STATED TASK: Every line of the listing must be reproduced as it stands. Leave the images behind.
□ □ □
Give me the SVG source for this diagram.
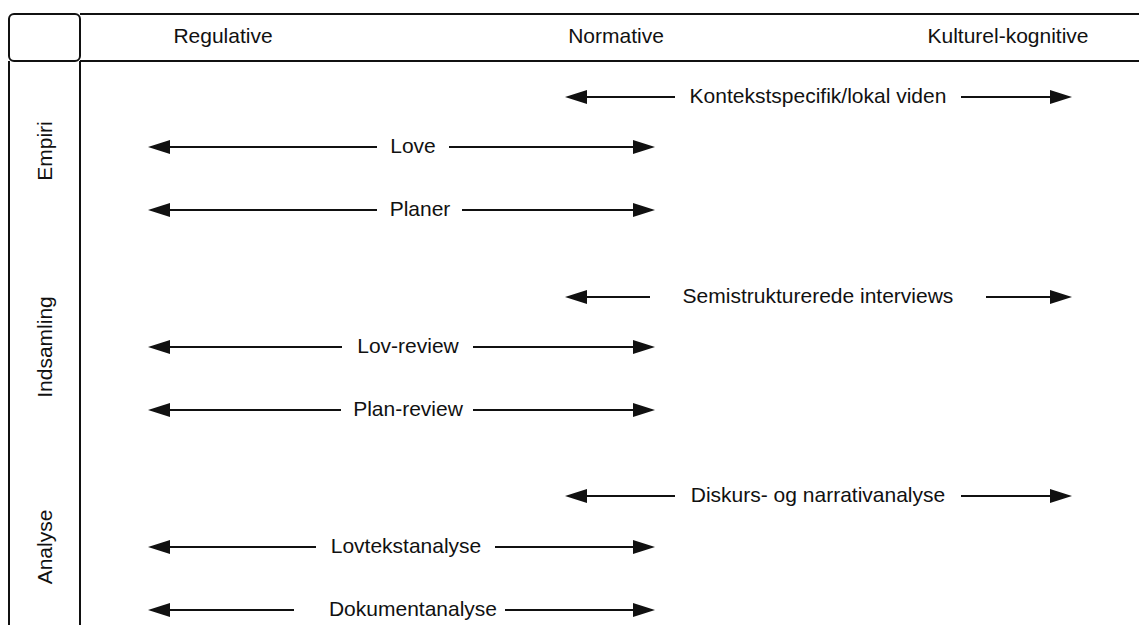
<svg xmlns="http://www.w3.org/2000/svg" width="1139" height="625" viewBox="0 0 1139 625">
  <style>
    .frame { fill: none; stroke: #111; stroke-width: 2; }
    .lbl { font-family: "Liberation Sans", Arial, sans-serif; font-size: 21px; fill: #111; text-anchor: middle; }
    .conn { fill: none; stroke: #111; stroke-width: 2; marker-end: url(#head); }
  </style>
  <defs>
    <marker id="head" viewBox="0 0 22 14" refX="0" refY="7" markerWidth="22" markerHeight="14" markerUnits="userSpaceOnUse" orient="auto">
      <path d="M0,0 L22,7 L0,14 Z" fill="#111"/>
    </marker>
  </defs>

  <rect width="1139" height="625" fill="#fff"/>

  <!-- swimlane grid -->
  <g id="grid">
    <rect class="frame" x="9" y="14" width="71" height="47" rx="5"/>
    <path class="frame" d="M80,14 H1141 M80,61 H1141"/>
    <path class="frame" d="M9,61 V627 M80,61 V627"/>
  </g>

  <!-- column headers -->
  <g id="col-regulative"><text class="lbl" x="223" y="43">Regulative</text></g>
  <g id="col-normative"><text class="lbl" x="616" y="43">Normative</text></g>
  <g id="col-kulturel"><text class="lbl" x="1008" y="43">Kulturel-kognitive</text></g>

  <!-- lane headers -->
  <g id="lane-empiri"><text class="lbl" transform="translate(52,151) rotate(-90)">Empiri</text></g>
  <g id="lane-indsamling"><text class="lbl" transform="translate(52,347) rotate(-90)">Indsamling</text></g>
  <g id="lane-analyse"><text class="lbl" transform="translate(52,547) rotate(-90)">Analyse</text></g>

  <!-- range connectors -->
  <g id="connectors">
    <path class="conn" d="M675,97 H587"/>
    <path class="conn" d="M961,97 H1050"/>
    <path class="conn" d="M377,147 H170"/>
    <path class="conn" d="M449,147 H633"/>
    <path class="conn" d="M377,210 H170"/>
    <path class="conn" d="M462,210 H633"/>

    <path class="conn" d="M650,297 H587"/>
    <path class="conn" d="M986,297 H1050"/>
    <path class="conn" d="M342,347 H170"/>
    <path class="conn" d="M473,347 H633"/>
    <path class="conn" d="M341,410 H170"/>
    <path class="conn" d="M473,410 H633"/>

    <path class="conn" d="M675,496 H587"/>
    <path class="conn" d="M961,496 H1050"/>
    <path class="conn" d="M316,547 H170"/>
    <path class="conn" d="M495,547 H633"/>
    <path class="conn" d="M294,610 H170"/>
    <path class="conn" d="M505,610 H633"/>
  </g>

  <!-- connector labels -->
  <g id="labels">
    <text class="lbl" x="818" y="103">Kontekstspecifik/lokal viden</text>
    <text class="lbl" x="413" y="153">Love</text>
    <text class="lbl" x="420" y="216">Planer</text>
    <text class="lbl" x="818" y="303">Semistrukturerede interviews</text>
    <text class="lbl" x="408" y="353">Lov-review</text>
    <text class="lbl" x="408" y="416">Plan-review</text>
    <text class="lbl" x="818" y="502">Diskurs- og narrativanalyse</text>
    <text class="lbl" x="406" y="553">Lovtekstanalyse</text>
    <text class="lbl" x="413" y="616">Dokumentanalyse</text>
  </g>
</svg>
□ □ □
RESULT:
Give me the SVG source for this diagram.
<svg xmlns="http://www.w3.org/2000/svg" width="1139" height="625" viewBox="0 0 1139 625">
  <style>
    .frame { fill: none; stroke: #111; stroke-width: 2; }
    .lbl { font-family: "Liberation Sans", Arial, sans-serif; font-size: 21px; fill: #111; text-anchor: middle; }
    .conn { fill: none; stroke: #111; stroke-width: 2; marker-end: url(#head); }
  </style>
  <defs>
    <marker id="head" viewBox="0 0 22 14" refX="0" refY="7" markerWidth="22" markerHeight="14" markerUnits="userSpaceOnUse" orient="auto">
      <path d="M0,0 L22,7 L0,14 Z" fill="#111"/>
    </marker>
  </defs>

  <rect width="1139" height="625" fill="#fff"/>

  <!-- swimlane grid -->
  <g id="grid">
    <rect class="frame" x="9" y="14" width="71" height="47" rx="5"/>
    <path class="frame" d="M80,14 H1141 M80,61 H1141"/>
    <path class="frame" d="M9,61 V627 M80,61 V627"/>
  </g>

  <!-- column headers -->
  <g id="col-regulative"><text class="lbl" x="223" y="43">Regulative</text></g>
  <g id="col-normative"><text class="lbl" x="616" y="43">Normative</text></g>
  <g id="col-kulturel"><text class="lbl" x="1008" y="43">Kulturel-kognitive</text></g>

  <!-- lane headers -->
  <g id="lane-empiri"><text class="lbl" transform="translate(52,151) rotate(-90)">Empiri</text></g>
  <g id="lane-indsamling"><text class="lbl" transform="translate(52,347) rotate(-90)">Indsamling</text></g>
  <g id="lane-analyse"><text class="lbl" transform="translate(52,547) rotate(-90)">Analyse</text></g>

  <!-- range connectors -->
  <g id="connectors">
    <path class="conn" d="M675,97 H587"/>
    <path class="conn" d="M961,97 H1050"/>
    <path class="conn" d="M377,147 H170"/>
    <path class="conn" d="M449,147 H633"/>
    <path class="conn" d="M377,210 H170"/>
    <path class="conn" d="M462,210 H633"/>

    <path class="conn" d="M650,297 H587"/>
    <path class="conn" d="M986,297 H1050"/>
    <path class="conn" d="M342,347 H170"/>
    <path class="conn" d="M473,347 H633"/>
    <path class="conn" d="M341,410 H170"/>
    <path class="conn" d="M473,410 H633"/>

    <path class="conn" d="M675,496 H587"/>
    <path class="conn" d="M961,496 H1050"/>
    <path class="conn" d="M316,547 H170"/>
    <path class="conn" d="M495,547 H633"/>
    <path class="conn" d="M294,610 H170"/>
    <path class="conn" d="M505,610 H633"/>
  </g>

  <!-- connector labels -->
  <g id="labels">
    <text class="lbl" x="818" y="103">Kontekstspecifik/lokal viden</text>
    <text class="lbl" x="413" y="153">Love</text>
    <text class="lbl" x="420" y="216">Planer</text>
    <text class="lbl" x="818" y="303">Semistrukturerede interviews</text>
    <text class="lbl" x="408" y="353">Lov-review</text>
    <text class="lbl" x="408" y="416">Plan-review</text>
    <text class="lbl" x="818" y="502">Diskurs- og narrativanalyse</text>
    <text class="lbl" x="406" y="553">Lovtekstanalyse</text>
    <text class="lbl" x="413" y="616">Dokumentanalyse</text>
  </g>
</svg>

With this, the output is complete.